Copy all of the material word for word, except for the pictures.
* BEGIN Data shown *
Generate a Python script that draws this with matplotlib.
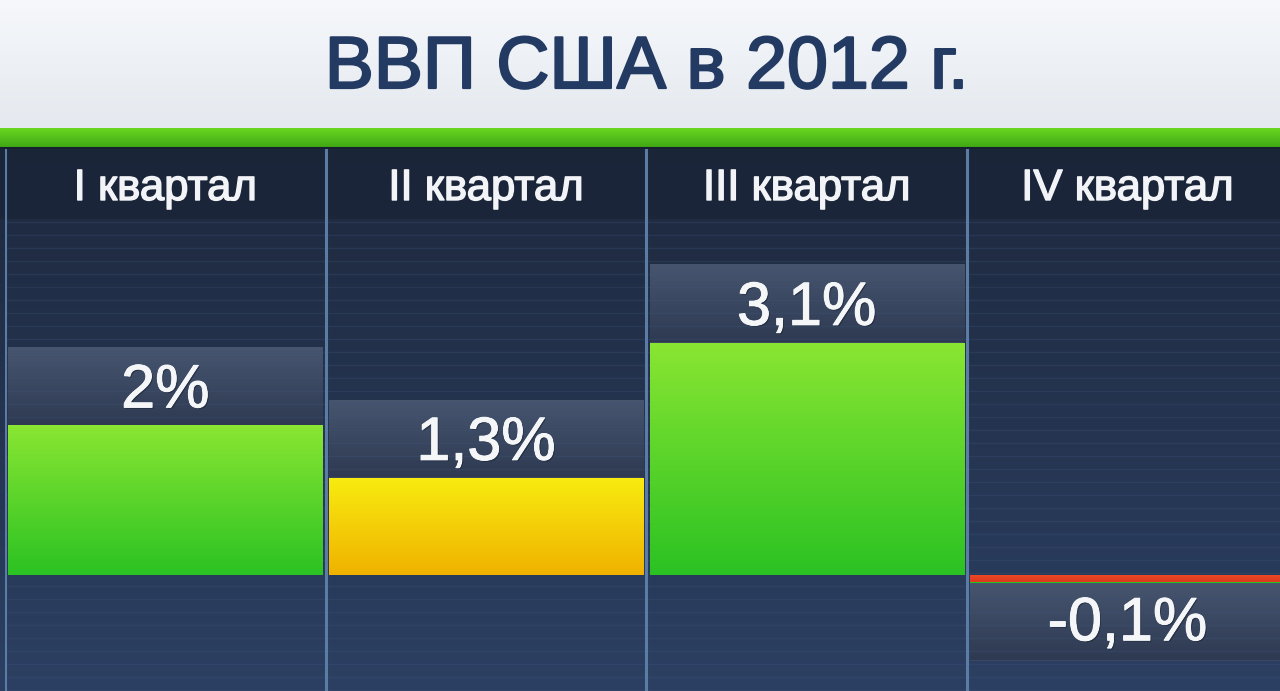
import numpy as np
import matplotlib
matplotlib.use("Agg")
import matplotlib.pyplot as plt
from matplotlib.colors import LinearSegmentedColormap
import matplotlib.patheffects as pe

# ---- data ----
title = "ВВП США в 2012 г."
quarters = ["I квартал", "II квартал", "III квартал", "IV квартал"]
values = [2.0, 1.3, 3.1, -0.1]
value_labels = ["2%", "1,3%", "3,1%", "-0,1%"]

# ---- styles ----
W, H = 1280, 691
FONT = ["Liberation Sans", "DejaVu Sans"]
bar_grads = {
    "green": ("#8ae632", "#2bc223"),
    "yellow": ("#f8ec10", "#f0b200"),
    "red": ("#f04a26", "#dc381c"),
}


def bar_style(v):
    if v < 0:
        return "red"
    if v < 1.5:
        return "yellow"
    return "green"


fig = plt.figure(figsize=(W / 100, H / 100), dpi=100)

# background (decorative) axes in pixel coords
bg = fig.add_axes([0, 0, 1, 1])
bg.set_xlim(0, W)
bg.set_ylim(H, 0)
bg.axis("off")


def vgrad(ax, extent, top, bottom, **kw):
    cmap = LinearSegmentedColormap.from_list("g", [top, bottom])
    g = np.linspace(0, 1, 256).reshape(-1, 1)
    return ax.imshow(g, extent=extent, cmap=cmap, aspect="auto",
                     origin="upper", interpolation="bilinear", **kw)


vgrad(bg, [0, W, 128, 0], "#f6f8fb", "#e4e9ef")
vgrad(bg, [0, W, 147, 128], "#6ad821", "#3fa814")
vgrad(bg, [0, W, H, 147], "#1d283d", "#2c4063")
bg.add_patch(plt.Rectangle((0, 147), W, 72, color="#1a2437", alpha=0.7, lw=0))
bg.hlines([147.5], 0, W, color="#16202f", lw=1.5)
bg.set_xlim(0, W)
bg.set_ylim(H, 0)

fig.text(647 / W, 1 - 88 / H, title, fontsize=53, color="#233a62",
         ha="center", va="baseline", family=FONT,
         path_effects=[pe.withStroke(linewidth=1.6, foreground="#233a62")])

# chart axes: 0 at pixel y=575, 75 px per percent
top_px, base_px, ppu = 148, 575, 75.0
x0_px, col_px = 5, 320.7
ax = fig.add_axes([x0_px / W, 0, 1 - x0_px / W, (H - top_px) / H])
ax.patch.set_alpha(0)
ax.axis("off")
ylim = (-(H - base_px) / ppu, (base_px - top_px) / ppu)
xlim = (-0.5, -0.5 + (W - x0_px) / col_px)

x = np.arange(len(values))
bw = 0.98
box_h = 1.04

# label boxes
box_vals = [box_h if v >= 0 else -box_h for v in values]
boxes = ax.bar(x, box_vals, bottom=values, width=bw, color="#3a475f",
               lw=0, zorder=2)
for b, v in zip(boxes, values):
    bx = b.get_x()
    y0, y1 = b.get_y(), b.get_y() + b.get_height()
    lo, hi = min(y0, y1), max(y0, y1)
    im = vgrad(ax, [bx, bx + bw, lo, hi], "#47556f", "#2e3a52", zorder=2.1)
    im.set_clip_path(b)

# stripes
stripe_y = base_px - np.arange(222, H, 13)
ax.hlines(stripe_y / ppu, xlim[0], xlim[1], color="#40557a", alpha=0.28,
          lw=1.0, zorder=2.5)

# bars
bars = ax.bar(x, values, width=bw, color="#2bc223", lw=0, zorder=3)
for b, v in zip(bars, values):
    top_c, bot_c = bar_grads[bar_style(v)]
    bx = b.get_x()
    y0, y1 = b.get_y(), b.get_y() + b.get_height()
    lo, hi = min(y0, y1), max(y0, y1)
    im = vgrad(ax, [bx, bx + bw, lo, hi], top_c, bot_c, zorder=3.1)
    im.set_clip_path(b)

# separators
for s in np.arange(-0.5, len(values) - 0.5 + 0.01, 1.0):
    ax.axvline(s, ymin=0, ymax=(ylim[1] - 0.03 - ylim[0]) / (ylim[1] - ylim[0]),
               color="#5b7ca4", lw=2.2, zorder=4)

# value labels
for xi, v, lab in zip(x, values, value_labels):
    y = v + 0.235 if v >= 0 else v - 0.77
    ax.text(xi, y, lab, fontsize=44, color="#f4f6f8", ha="center",
            va="baseline", family=FONT, zorder=5,
            path_effects=[pe.withSimplePatchShadow(offset=(1, -1),
                                                   shadow_rgbFace="#1a2233",
                                                   alpha=0.6),
                          pe.withStroke(linewidth=0.7, foreground="#f4f6f8")])

# quarter headers
for xi, q in zip(x, quarters):
    ax.text(xi, (base_px - 200) / ppu, q, fontsize=31.5, color="#f2f4f7",
            ha="center", va="baseline", family=FONT, zorder=5,
            path_effects=[pe.withStroke(linewidth=1.0, foreground="#f2f4f7")])

ax.set_xlim(*xlim)
ax.set_ylim(*ylim)

fig.savefig("out.png", dpi=100)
* END Data shown *
Written solution →
Generate a Python script that draws this with matplotlib.
import numpy as np
import matplotlib
matplotlib.use("Agg")
import matplotlib.pyplot as plt
from matplotlib.colors import LinearSegmentedColormap
import matplotlib.patheffects as pe

# ---- data ----
title = "ВВП США в 2012 г."
quarters = ["I квартал", "II квартал", "III квартал", "IV квартал"]
values = [2.0, 1.3, 3.1, -0.1]
value_labels = ["2%", "1,3%", "3,1%", "-0,1%"]

# ---- styles ----
W, H = 1280, 691
FONT = ["Liberation Sans", "DejaVu Sans"]
bar_grads = {
    "green": ("#8ae632", "#2bc223"),
    "yellow": ("#f8ec10", "#f0b200"),
    "red": ("#f04a26", "#dc381c"),
}


def bar_style(v):
    if v < 0:
        return "red"
    if v < 1.5:
        return "yellow"
    return "green"


fig = plt.figure(figsize=(W / 100, H / 100), dpi=100)

# background (decorative) axes in pixel coords
bg = fig.add_axes([0, 0, 1, 1])
bg.set_xlim(0, W)
bg.set_ylim(H, 0)
bg.axis("off")


def vgrad(ax, extent, top, bottom, **kw):
    cmap = LinearSegmentedColormap.from_list("g", [top, bottom])
    g = np.linspace(0, 1, 256).reshape(-1, 1)
    return ax.imshow(g, extent=extent, cmap=cmap, aspect="auto",
                     origin="upper", interpolation="bilinear", **kw)


vgrad(bg, [0, W, 128, 0], "#f6f8fb", "#e4e9ef")
vgrad(bg, [0, W, 147, 128], "#6ad821", "#3fa814")
vgrad(bg, [0, W, H, 147], "#1d283d", "#2c4063")
bg.add_patch(plt.Rectangle((0, 147), W, 72, color="#1a2437", alpha=0.7, lw=0))
bg.hlines([147.5], 0, W, color="#16202f", lw=1.5)
bg.set_xlim(0, W)
bg.set_ylim(H, 0)

fig.text(647 / W, 1 - 88 / H, title, fontsize=53, color="#233a62",
         ha="center", va="baseline", family=FONT,
         path_effects=[pe.withStroke(linewidth=1.6, foreground="#233a62")])

# chart axes: 0 at pixel y=575, 75 px per percent
top_px, base_px, ppu = 148, 575, 75.0
x0_px, col_px = 5, 320.7
ax = fig.add_axes([x0_px / W, 0, 1 - x0_px / W, (H - top_px) / H])
ax.patch.set_alpha(0)
ax.axis("off")
ylim = (-(H - base_px) / ppu, (base_px - top_px) / ppu)
xlim = (-0.5, -0.5 + (W - x0_px) / col_px)

x = np.arange(len(values))
bw = 0.98
box_h = 1.04

# label boxes
box_vals = [box_h if v >= 0 else -box_h for v in values]
boxes = ax.bar(x, box_vals, bottom=values, width=bw, color="#3a475f",
               lw=0, zorder=2)
for b, v in zip(boxes, values):
    bx = b.get_x()
    y0, y1 = b.get_y(), b.get_y() + b.get_height()
    lo, hi = min(y0, y1), max(y0, y1)
    im = vgrad(ax, [bx, bx + bw, lo, hi], "#47556f", "#2e3a52", zorder=2.1)
    im.set_clip_path(b)

# stripes
stripe_y = base_px - np.arange(222, H, 13)
ax.hlines(stripe_y / ppu, xlim[0], xlim[1], color="#40557a", alpha=0.28,
          lw=1.0, zorder=2.5)

# bars
bars = ax.bar(x, values, width=bw, color="#2bc223", lw=0, zorder=3)
for b, v in zip(bars, values):
    top_c, bot_c = bar_grads[bar_style(v)]
    bx = b.get_x()
    y0, y1 = b.get_y(), b.get_y() + b.get_height()
    lo, hi = min(y0, y1), max(y0, y1)
    im = vgrad(ax, [bx, bx + bw, lo, hi], top_c, bot_c, zorder=3.1)
    im.set_clip_path(b)

# separators
for s in np.arange(-0.5, len(values) - 0.5 + 0.01, 1.0):
    ax.axvline(s, ymin=0, ymax=(ylim[1] - 0.03 - ylim[0]) / (ylim[1] - ylim[0]),
               color="#5b7ca4", lw=2.2, zorder=4)

# value labels
for xi, v, lab in zip(x, values, value_labels):
    y = v + 0.235 if v >= 0 else v - 0.77
    ax.text(xi, y, lab, fontsize=44, color="#f4f6f8", ha="center",
            va="baseline", family=FONT, zorder=5,
            path_effects=[pe.withSimplePatchShadow(offset=(1, -1),
                                                   shadow_rgbFace="#1a2233",
                                                   alpha=0.6),
                          pe.withStroke(linewidth=0.7, foreground="#f4f6f8")])

# quarter headers
for xi, q in zip(x, quarters):
    ax.text(xi, (base_px - 200) / ppu, q, fontsize=31.5, color="#f2f4f7",
            ha="center", va="baseline", family=FONT, zorder=5,
            path_effects=[pe.withStroke(linewidth=1.0, foreground="#f2f4f7")])

ax.set_xlim(*xlim)
ax.set_ylim(*ylim)

fig.savefig("out.png", dpi=100)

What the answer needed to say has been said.